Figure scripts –

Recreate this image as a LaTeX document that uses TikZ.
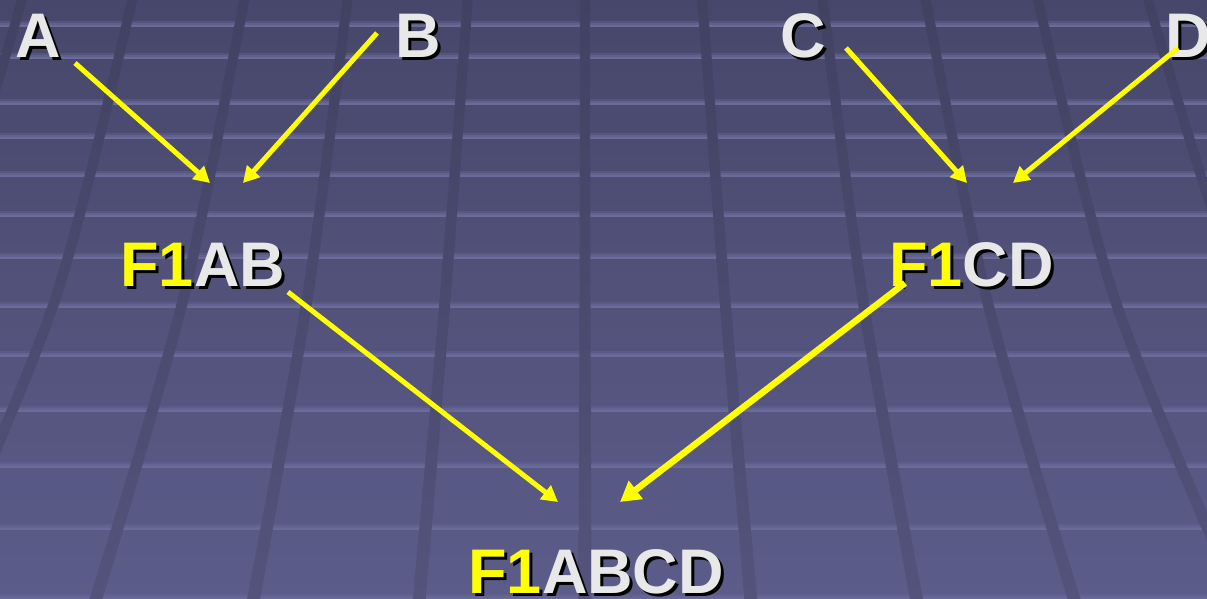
\documentclass[tikz,border=0pt]{standalone}
\usepackage{fontspec}
\setmainfont{Liberation Sans}
\usetikzlibrary{arrows.meta}

\definecolor{bgtop}{RGB}{71,71,107}
\definecolor{bgbot}{RGB}{92,92,138}
\definecolor{bartop}{RGB}{65,65,98}
\definecolor{barbot}{RGB}{83,83,124}
\definecolor{stripe}{RGB}{107,107,155}
\definecolor{labelgray}{RGB}{232,232,232}
\definecolor{fyellow}{RGB}{255,255,0}

% highlighted prefix colour; switched to black inside the drop shadow
\newcommand\hlc{fyellow}
\newcommand\hl[1]{\textcolor{\hlc}{#1}}
% text with a black drop shadow
\newcommand\drop[1]{\rlap{\kern3pt\raisebox{-3pt}{\renewcommand\hlc{black}\color{black}#1}}#1}

\begin{document}
\begin{tikzpicture}[x=1pt,y=-1pt,
  lbl/.style={anchor=base west, inner sep=0pt, outer sep=0pt, text=labelgray,
    font=\bfseries\fontsize{63}{63}\selectfont},
  link/.style={draw=fyellow, line width=5pt, -{Triangle[length=16pt,width=17pt]}},
  boldlink/.style={link, line width=6.5pt, -{Triangle[length=20pt,width=22pt]}},
  barshade/.style={top color=bartop, bottom color=barbot},
]
\useasboundingbox (0,0) rectangle (1207,598);
\clip (0,0) rectangle (1207,598);

% floor background
\shade[top color=bgtop, bottom color=bgbot] (0,0) rectangle (1207,598);

% light horizontal seams
\foreach \s in {27,59,105,139,177,217,259,308,357,412,468,530,600} {
  \fill[stripe, fill opacity=.35] (0,\s-6) rectangle (1207,\s-4);
  \fill[stripe, fill opacity=.7] (0,\s-4) rectangle (1207,\s-2);
  \fill[stripe] (0,\s-2) rectangle (1207,\s);
}

% receding dark bars
\foreach \t/\m/\b in {585/585/585,
    702/725/751, 822/863/917, 925/987/1075, 1037/1115/1240, 1147/1245/1405,
    468/445/419, 348/307/253, 245/183/95, 133/55/-70, 23/-75/-235} {
  \shade[barshade] plot[smooth] coordinates {(\t-5,-4) (\m-5.5,300) (\b-6.5,602)}
    -- plot[smooth] coordinates {(\b+6.5,602) (\m+5.5,300) (\t+5,-4)} -- cycle;
}

% labels
\node[lbl] (A) at (15,57) {\drop{A}};
\node[lbl] (B) at (395.5,57) {\drop{B}};
\node[lbl] (C) at (780,57) {\drop{C}};
\node[lbl] (D) at (1165,57) {\drop{D}};
\node[lbl] (F1AB) at (120.5,286) {\drop{\hl{F1}AB}};
\node[lbl] (F1CD) at (889,286) {\drop{\hl{F1}CD}};
\node[lbl] (F1ABCD) at (468.5,593) {\drop{\hl{F1}ABCD}};

% arrow end points
\coordinate (A-out) at (75,63);
\coordinate (B-out) at (377,33);
\coordinate (C-out) at (846,48);
\coordinate (D-out) at (1178,48);
\coordinate (AB-inL) at (210,183);
\coordinate (AB-inR) at (243,183);
\coordinate (CD-inL) at (967,183);
\coordinate (CD-inR) at (1013,183);
\coordinate (AB-out) at (288,292);
\coordinate (CD-out) at (905,283);
\coordinate (ABCD-inL) at (558,502);
\coordinate (ABCD-inR) at (620,502);

% connectors
\draw[link] (A-out) -- (AB-inL);
\draw[link] (B-out) -- (AB-inR);
\draw[link] (C-out) -- (CD-inL);
\draw[link] (D-out) -- (CD-inR);
\draw[link] (AB-out) -- (ABCD-inL);
\draw[boldlink] (CD-out) -- (ABCD-inR);
\end{tikzpicture}
\end{document}
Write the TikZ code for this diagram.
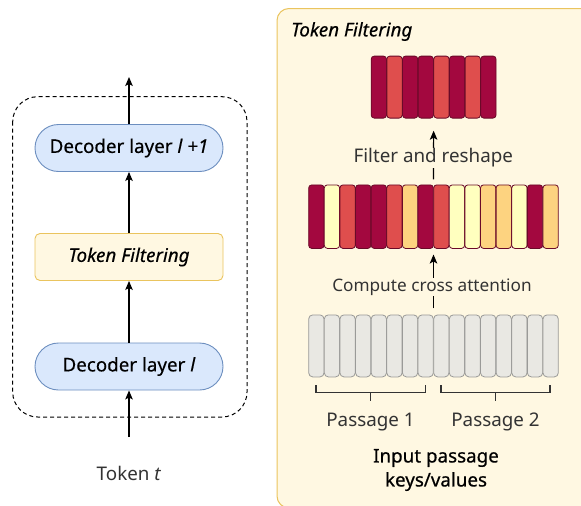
\documentclass[tikz,border=0pt]{standalone}
\usepackage{fontspec}
\setmainfont{Noto Sans}
\newfontfamily\heavy[FakeBold=0.6]{Noto Sans}
\newfontfamily\medfont[FakeBold=0.35]{Noto Sans}
\usetikzlibrary{arrows.meta,fit}
\definecolor{cD}{HTML}{A3083F}
\definecolor{cR}{HTML}{DF4E4D}
\definecolor{cO}{HTML}{FDD380}
\definecolor{cY}{HTML}{FFFFBF}
\definecolor{cellline}{HTML}{6A0A28}
\definecolor{grayfill}{HTML}{E9E8E3}
\definecolor{grayline}{HTML}{9A9A98}
\definecolor{panelfill}{HTML}{FFF8E2}
\definecolor{panelline}{HTML}{EAC45E}
\definecolor{bluefill}{HTML}{DAE8FC}
\definecolor{blueline}{HTML}{6C8EBF}
\definecolor{txtgray}{HTML}{333333}
\begin{document}
\begin{tikzpicture}[x=1pt,y=-1pt,
  font=\fontsize{18.8}{24}\selectfont,
  arr/.style={line width=1.2pt,-{Stealth[length=9pt,width=7.5pt,inset=2pt]}},
  cell/.style={draw=cellline,line width=0.8pt,rounded corners=3pt,minimum width=15.3pt,
    minimum height=62pt,inner sep=0pt,anchor=north west},
  gcell/.style={draw=grayline,fill=grayfill,line width=0.8pt,rounded corners=4pt,minimum width=15.3pt,
    minimum height=62pt,inner sep=0pt,anchor=north west},
  decbox/.style={draw=blueline,fill=bluefill,line width=0.9pt,rounded corners=23.5pt,
    minimum width=188pt,minimum height=47pt,inner sep=0pt,font=\medfont\fontsize{18.8}{24}\selectfont},
  tfbox/.style={draw=panelline,fill=panelfill,line width=0.9pt,rounded corners=5pt,
    minimum width=188pt,minimum height=47pt,inner sep=0pt,font=\medfont\fontsize{18.8}{24}\selectfont},
  lbl/.style={fill=panelfill,inner sep=1pt,text=txtgray},
  brk/.style={draw=txtgray,line width=1.2pt}]
\useasboundingbox (0,0) rectangle (581,506);
\clip (0,0) rectangle (581,506);
% right panel
\draw[panelline,fill=panelfill,line width=1pt,rounded corners=12pt] (277,8.5) rectangle (640,508);
\node[anchor=west,inner sep=0pt,font=\medfont\fontsize{18.8}{24}\selectfont] (title) at (291,31.5) {\itshape Token Filtering};
% left column
\draw[dashed,dash pattern=on 4pt off 3pt,line width=1pt,rounded corners=25pt] (12.7,96.7) rectangle (247,417);
\node[decbox] (dec2) at (129,148) {Decoder layer \textit{l +1}};
\node[tfbox] (tf) at (129,257) {\itshape Token Filtering};
\node[decbox] (dec1) at (129,366.5) {Decoder layer \textit{l}};
\node[text=txtgray] (tok) at (129,473) {Token \textit{t}};
\coordinate (in) at (129,437);
\coordinate (out) at (129,77);
\draw[arr] (in) -- (dec1.south);
\draw[arr] (dec1.north) -- (tf.south);
\draw[arr] (tf.north) -- (dec2.south);
\draw[arr] (dec2.north) -- (out);
% top row
\foreach \c [count=\i from 0] in {cD,cR,cD,cD,cR,cD,cR,cD}
  \node[cell,fill=\c] (t\i) at (370.8+\i*15.65,55.7) {};
% middle row
\foreach \c [count=\i from 0] in {cD,cY,cR,cD,cD,cR,cO,cD,cR,cY,cY,cO,cO,cY,cD,cO}
  \node[cell,fill=\c,minimum height=63.5pt] (m\i) at (308.3+\i*15.62,184.5) {};
% bottom row
\foreach \i in {0,...,15}
  \node[gcell] (b\i) at (308.3+\i*15.62,314.5) {};
\node[fit=(t0)(t7),inner sep=0pt] (toprow) {};
\node[fit=(m0)(m15),inner sep=0pt] (midrow) {};
\node[fit=(b0)(b15),inner sep=0pt] (botrow) {};
% arrows
\draw[arr] ([yshift=5pt]midrow.north) -- ([yshift=-12pt]toprow.south);
\node[lbl] (fr) at (433.3,158) {Filter and reshape};
\draw[arr] ([yshift=6pt]botrow.north) -- ([yshift=-5.5pt]midrow.south);
\node[lbl,font=\fontsize{17.2}{22}\selectfont] (cca) at (432,287) {Compute cross attention};
% brackets
\coordinate (p1a) at (316,385);
\coordinate (p1b) at (425.7,385);
\coordinate (p2a) at (441,385);
\coordinate (p2b) at (550,385);
\draw[brk] (p1a) -- ++(0,7.7) -| (p1b);
\draw[brk] (p2a) -- ++(0,7.7) -| (p2b);
\draw[brk] (370.8,392.7) -- (370.8,400.5);
\draw[brk] (495.5,392.7) -- (495.5,400.5);
\node[text=txtgray] (pa1) at (370.5,422) {Passage 1};
\node[text=txtgray] (pa2) at (495.5,422) {Passage 2};
\node[align=center,font=\heavy\fontsize{18.8}{24}\selectfont] (inp) at (436,470) {Input passage\\keys/values};
\end{tikzpicture}
\end{document}
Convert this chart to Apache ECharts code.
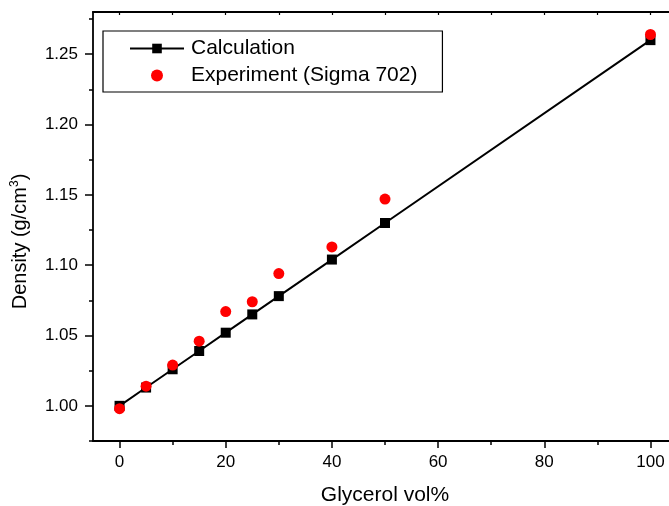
<!DOCTYPE html>
<html>
<head>
<meta charset="utf-8">
<script src="https://cdn.jsdelivr.net/npm/echarts@6/dist/echarts.min.js"></script>
<style>
  html, body { margin: 0; padding: 0; background: #fff; }
  #main { width: 669px; height: 506px; }
</style>
</head>
<body>
<div id="main"></div>
<script>
// data
const glycerol = [0, 5, 10, 15, 20, 25, 30, 40, 50, 100];
const calcDensity = [1.000, 1.013, 1.026, 1.039, 1.052, 1.065, 1.078, 1.104, 1.130, 1.260];
const expDensity = [0.998, 1.014, 1.029, 1.046, 1.067, 1.074, 1.094, 1.113, 1.147, 1.264];

const xMajorTicks = [0, 20, 40, 60, 80, 100];
const xMinorTicks = [10, 30, 50, 70, 90];
const xTopTicks = [0, 10, 20, 30, 40, 50, 60, 70, 80, 90, 100];
const yMajorTicks = [1.00, 1.05, 1.10, 1.15, 1.20, 1.25];
const yMinorTicks = [0.975, 1.025, 1.075, 1.125, 1.175, 1.225, 1.275];

const FONT = 'Liberation Sans, Arial, sans-serif';
const xMin = -5, xMax = 105, yMin = 0.975, yMax = 1.28;

const chart = echarts.init(document.getElementById('main'), null, { renderer: 'canvas' });

// plot frame runs past the right edge of the picture (cropped in the original)
const gridBox = { left: 93, top: 12, width: 584, height: 429, outerBoundsMode: 'none', containLabel: false };

chart.setOption({
  animation: false,
  backgroundColor: '#fff',
  grid: [
    Object.assign({}, gridBox),
    Object.assign({}, gridBox)
  ],
  legend: {
    orient: 'vertical',
    left: 103,
    top: 31,
    itemWidth: 54,
    itemHeight: 12,
    itemGap: 6,
    padding: [7, 25, 6, 26],
    borderColor: '#000',
    borderWidth: 1.2,
    textStyle: { fontFamily: FONT, fontSize: 21, color: '#000', padding: [0, 0, 0, 2] },
    data: ['Calculation', 'Experiment (Sigma 702)']
  },
  xAxis: [
    {
      type: 'value', gridIndex: 0, position: 'bottom',
      min: xMin, max: xMax,
      name: 'Glycerol vol%', nameLocation: 'middle', nameGap: 44,
      nameTextStyle: { fontFamily: FONT, fontSize: 21, color: '#000' },
      axisLine: { show: true, onZero: false, lineStyle: { color: '#000', width: 1.8 } },
      axisTick: { show: true, length: 7, customValues: xMajorTicks, lineStyle: { color: '#000', width: 1.5 } },
      axisLabel: { customValues: xMajorTicks, margin: 13, fontFamily: FONT, fontSize: 17, color: '#000' },
      splitLine: { show: false }
    },
    {
      type: 'value', gridIndex: 0, position: 'top',
      min: xMin, max: xMax,
      axisLine: { show: true, onZero: false, lineStyle: { color: '#000', width: 1.8 } },
      axisTick: { show: true, inside: true, length: 3, customValues: xTopTicks, lineStyle: { color: '#000', width: 1.2 } },
      axisLabel: { show: false },
      splitLine: { show: false }
    },
    {
      type: 'value', gridIndex: 1, position: 'bottom',
      min: xMin, max: xMax,
      axisLine: { show: false, onZero: false },
      axisTick: { show: true, length: 4, customValues: xMinorTicks, lineStyle: { color: '#000', width: 1.5 } },
      axisLabel: { show: false },
      splitLine: { show: false }
    }
  ],
  yAxis: [
    {
      type: 'value', gridIndex: 0, position: 'left',
      min: yMin, max: yMax,
      name: 'Density (g/cm{sup|3})', nameLocation: 'middle', nameGap: 62,
      nameTextStyle: {
        fontFamily: FONT, fontSize: 20, color: '#000', padding: [0, 30, 0, 0],
        rich: { sup: { fontFamily: FONT, fontSize: 12, color: '#000', padding: [0, 0, 10, 0] } }
      },
      axisLine: { show: true, onZero: false, lineStyle: { color: '#000', width: 1.8 } },
      axisTick: { show: true, length: 8, customValues: yMajorTicks, lineStyle: { color: '#000', width: 1.5 } },
      axisLabel: {
        customValues: yMajorTicks, margin: 15, fontFamily: FONT, fontSize: 17, color: '#000',
        formatter: v => v.toFixed(2)
      },
      splitLine: { show: false }
    },
    {
      type: 'value', gridIndex: 1, position: 'left',
      min: yMin, max: yMax,
      axisLine: { show: false, onZero: false },
      axisTick: { show: true, length: 4, customValues: yMinorTicks, lineStyle: { color: '#000', width: 1.5 } },
      axisLabel: { show: false },
      splitLine: { show: false }
    }
  ],
  series: [
    {
      name: 'Calculation',
      type: 'line',
      xAxisIndex: 0, yAxisIndex: 0,
      data: glycerol.map((x, i) => [x, calcDensity[i]]),
      symbol: 'rect',
      symbolSize: 10,
      showAllSymbol: true,
      itemStyle: { color: '#000' },
      lineStyle: { color: '#000', width: 2 },
      z: 2
    },
    {
      name: 'Experiment (Sigma 702)',
      type: 'scatter',
      xAxisIndex: 0, yAxisIndex: 0,
      data: glycerol.map((x, i) => [x, expDensity[i]]),
      symbol: 'circle',
      symbolSize: 11,
      itemStyle: { color: '#ff0000', opacity: 1 },
      z: 3
    }
  ]
});
</script>
</body>
</html>
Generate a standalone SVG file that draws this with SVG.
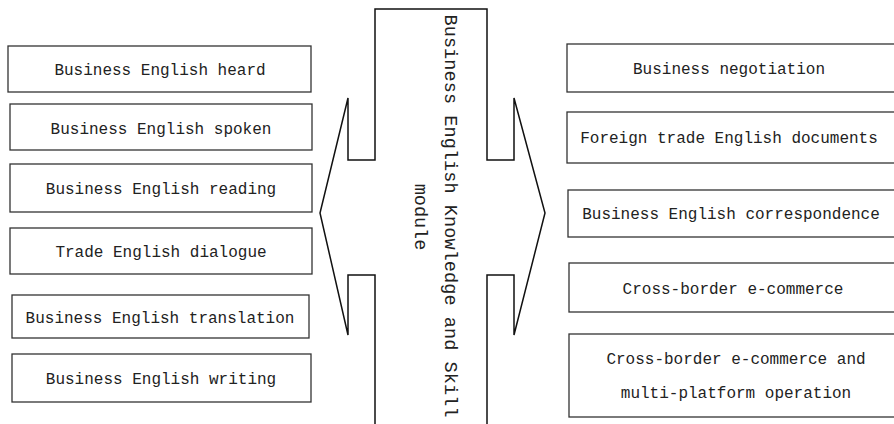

Required task – Reproduce nothing but the lines from the one with "Convert this chart to Apache ECharts code." to the one with "outerBoundsMode: 'none', containLabel: false", both lines included, and keep every picture out of the copy.

Answer to this exercise –
Convert this chart to Apache ECharts code.
<!DOCTYPE html>
<html>
<head>
<meta charset="utf-8">
<script src="https://cdn.jsdelivr.net/npm/echarts@6/dist/echarts.min.js"></script>
<style>
  html, body { margin: 0; padding: 0; background: #fff; }
  #main { width: 669px; height: 506px; }
</style>
</head>
<body>
<div id="main"></div>
<script>
// data
const glycerol = [0, 5, 10, 15, 20, 25, 30, 40, 50, 100];
const calcDensity = [1.000, 1.013, 1.026, 1.039, 1.052, 1.065, 1.078, 1.104, 1.130, 1.260];
const expDensity = [0.998, 1.014, 1.029, 1.046, 1.067, 1.074, 1.094, 1.113, 1.147, 1.264];

const xMajorTicks = [0, 20, 40, 60, 80, 100];
const xMinorTicks = [10, 30, 50, 70, 90];
const xTopTicks = [0, 10, 20, 30, 40, 50, 60, 70, 80, 90, 100];
const yMajorTicks = [1.00, 1.05, 1.10, 1.15, 1.20, 1.25];
const yMinorTicks = [0.975, 1.025, 1.075, 1.125, 1.175, 1.225, 1.275];

const FONT = 'Liberation Sans, Arial, sans-serif';
const xMin = -5, xMax = 105, yMin = 0.975, yMax = 1.28;

const chart = echarts.init(document.getElementById('main'), null, { renderer: 'canvas' });

// plot frame runs past the right edge of the picture (cropped in the original)
const gridBox = { left: 93, top: 12, width: 584, height: 429, outerBoundsMode: 'none', containLabel: false };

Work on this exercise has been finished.